“We had captured data from the children’s experiences from before the onset of the pandemic,” said Sherri Castle, assistant director of research for the Early Childhood Education Institute at OU-Tulsa. “They were then in the first grade during the spring semester of 2020 when schools transitioned to remote instruction, and in third grade when we were able to resume testing after the schools had reopened. This data has proved to be very enlightening and useful in determining ways to support schools and teachers.”
The Study of School Experiences and Early Development, or Tulsa SEED Study, is a research collaboration between ECEI, an applied research institute at OU-Tulsa that creates projects designed to advance and support equity in early childhood programming and policies by generating and disseminating high-quality, meaningful research, and Georgetown University. It has been studying a cohort of young children beginning in 2016 when the students were 3 years old and followed them through their educational journey.

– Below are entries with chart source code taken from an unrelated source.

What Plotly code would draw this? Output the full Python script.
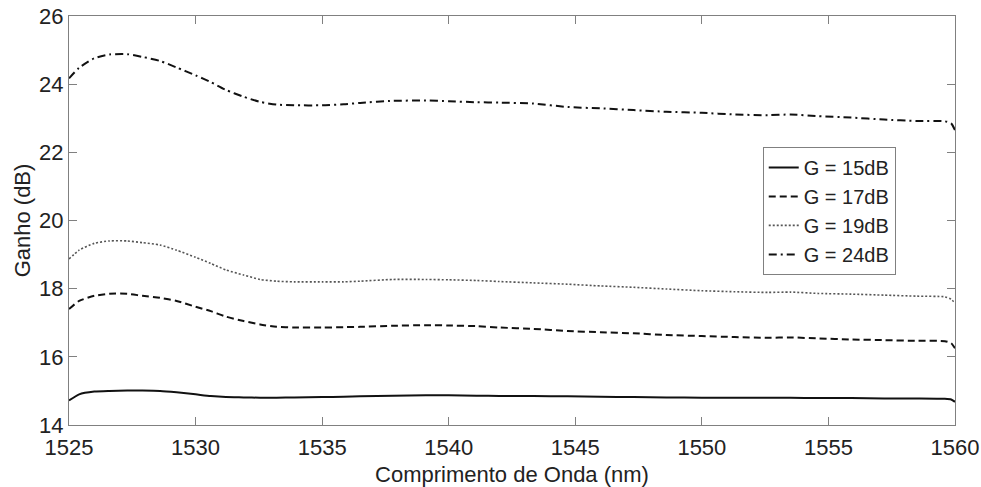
import plotly.graph_objects as go

wavelength = [1525.0, 1525.4, 1526.0, 1526.6, 1527.3, 1527.9, 1528.6, 1529.25, 1530.0, 1530.6,
              1531.2, 1531.9, 1532.55, 1533.2, 1533.9, 1535.0, 1535.85, 1536.5, 1537.8, 1539.1,
              1540.0, 1541.1, 1542.0, 1543.35, 1544.7, 1546.0, 1547.3, 1548.6, 1550.0, 1551.3,
              1552.6, 1553.5, 1554.6, 1555.9, 1557.2, 1558.5, 1559.6, 1559.85, 1560.0]

g15 = [14.72, 14.90, 14.98, 15.00, 15.01, 15.01, 15.00, 14.96, 14.90, 14.85,
       14.82, 14.81, 14.80, 14.80, 14.81, 14.82, 14.83, 14.84, 14.86, 14.87,
       14.87, 14.86, 14.85, 14.85, 14.84, 14.83, 14.82, 14.81, 14.80, 14.80,
       14.80, 14.80, 14.79, 14.79, 14.78, 14.78, 14.77, 14.75, 14.68]

g17 = [17.40, 17.64, 17.79, 17.85, 17.85, 17.79, 17.73, 17.64, 17.47, 17.34,
       17.18, 17.05, 16.95, 16.88, 16.86, 16.86, 16.87, 16.88, 16.91, 16.93,
       16.92, 16.90, 16.86, 16.82, 16.76, 16.72, 16.69, 16.64, 16.61, 16.58,
       16.56, 16.57, 16.54, 16.51, 16.49, 16.47, 16.46, 16.40, 16.25]

g19 = [18.87, 19.13, 19.33, 19.40, 19.40, 19.35, 19.28, 19.13, 18.92, 18.74,
       18.55, 18.40, 18.27, 18.22, 18.20, 18.20, 18.20, 18.22, 18.27, 18.27,
       18.26, 18.24, 18.21, 18.17, 18.13, 18.08, 18.04, 17.99, 17.94, 17.91,
       17.89, 17.90, 17.86, 17.84, 17.81, 17.78, 17.76, 17.69, 17.57]

g24 = [24.17, 24.48, 24.76, 24.87, 24.88, 24.80, 24.68, 24.49, 24.26, 24.06,
       23.83, 23.63, 23.48, 23.40, 23.38, 23.38, 23.41, 23.45, 23.51, 23.52,
       23.50, 23.47, 23.46, 23.43, 23.33, 23.29, 23.24, 23.19, 23.16, 23.11,
       23.09, 23.11, 23.06, 23.02, 22.96, 22.92, 22.91, 22.85, 22.65]

names = ["G = 15dB", "G = 17dB", "G = 19dB", "G = 24dB"]
x_ticks = [1525, 1530, 1535, 1540, 1545, 1550, 1555, 1560]
y_ticks = [14, 16, 18, 20, 22, 24, 26]

styles = [
    dict(color="#111111", width=2, dash="solid"),
    dict(color="#111111", width=2, dash="7px,4px"),
    dict(color="#555555", width=1.6, dash="2px,2px"),
    dict(color="#111111", width=2, dash="8px,4px,2px,4px"),
]

fig = go.Figure()
for name, ys, st in zip(names, [g15, g17, g19, g24], styles):
    fig.add_trace(go.Scatter(x=wavelength, y=ys, mode="lines", name=name,
                             line=dict(shape="spline", smoothing=0.6, **st)))

font = dict(family="Liberation Sans, Arial, sans-serif", size=22, color="#222222")
legend_font = dict(family="Liberation Sans, Arial, sans-serif", size=20, color="#222222")
axis_common = dict(showgrid=False, zeroline=False, showline=True, linecolor="#808080",
                   linewidth=1, mirror="ticks", ticks="inside", ticklen=8,
                   tickcolor="#808080", tickfont=font, automargin=False)

fig.update_layout(
    width=981, height=487,
    margin=dict(l=69, r=26, t=16, b=62),
    paper_bgcolor="white", plot_bgcolor="white",
    font=font,
    xaxis=dict(range=[1525, 1560], tickvals=x_ticks, ticklabelstandoff=3,
               title=dict(text="Comprimento de Onda (nm)", font=font, standoff=8),
               **axis_common),
    yaxis=dict(range=[14, 26], tickvals=y_ticks,
               title=dict(text="Ganho (dB)", font=font, standoff=2),
               **axis_common),
    legend=dict(x=0.783, y=0.68, xanchor="left", yanchor="top",
                bgcolor="white", bordercolor="#808080", borderwidth=1,
                font=legend_font, itemwidth=30, tracegroupgap=0),
    showlegend=True,
)

fig.write_html("out.html")
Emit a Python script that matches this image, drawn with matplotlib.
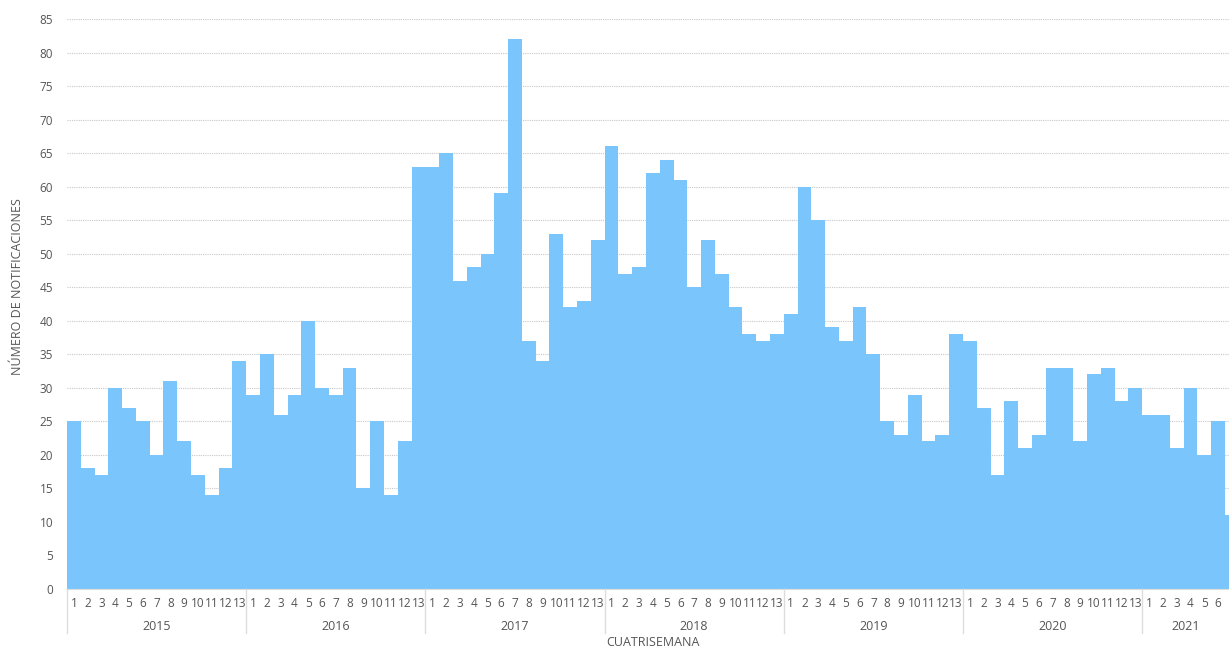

According to their research, the effects of remote learning is less about losing knowledge that had already been acquired and more about gaining new knowledge at a dramatically slower pace than they did before the pandemic.
“As a result, their academic performance is well below the level of learning expected for their age,” reads the study.
The children were tested in letter and word recognition, as well as math problem-solving skills in the fall of first grade, but the COVID-19 pandemic put off any further testing until fall of their third grade year.
When their pre-pandemic scores are compared to their later scores, there is a clear knowledge gain. But when their scores are compared to those of similarly aged children tested in the early 2000s, the knowledge gain happened at a dramatically slower pace.
This creates a scenario for teachers wherein children in each classroom have a broader range of abilities.
According to the study, teachers don’t need to reteach concepts students learned in lower grade levels, but need training for teaching children who are showing a broader range of scores – both lower and higher than the average – than they used to.
“While this may seem like semantics, the distinction between ‘learning loss’ and ‘learning stagnation’ is an important one,” Castle said. “This distinction is and will continue to play out in the classroom as teachers are adjusting to a very different reality in learning levels from before the pandemic. They need recognition, support and training to facilitate this unique challenge. Children, families and society depend upon teachers having necessary support as active agents of recovery from the pandemic.”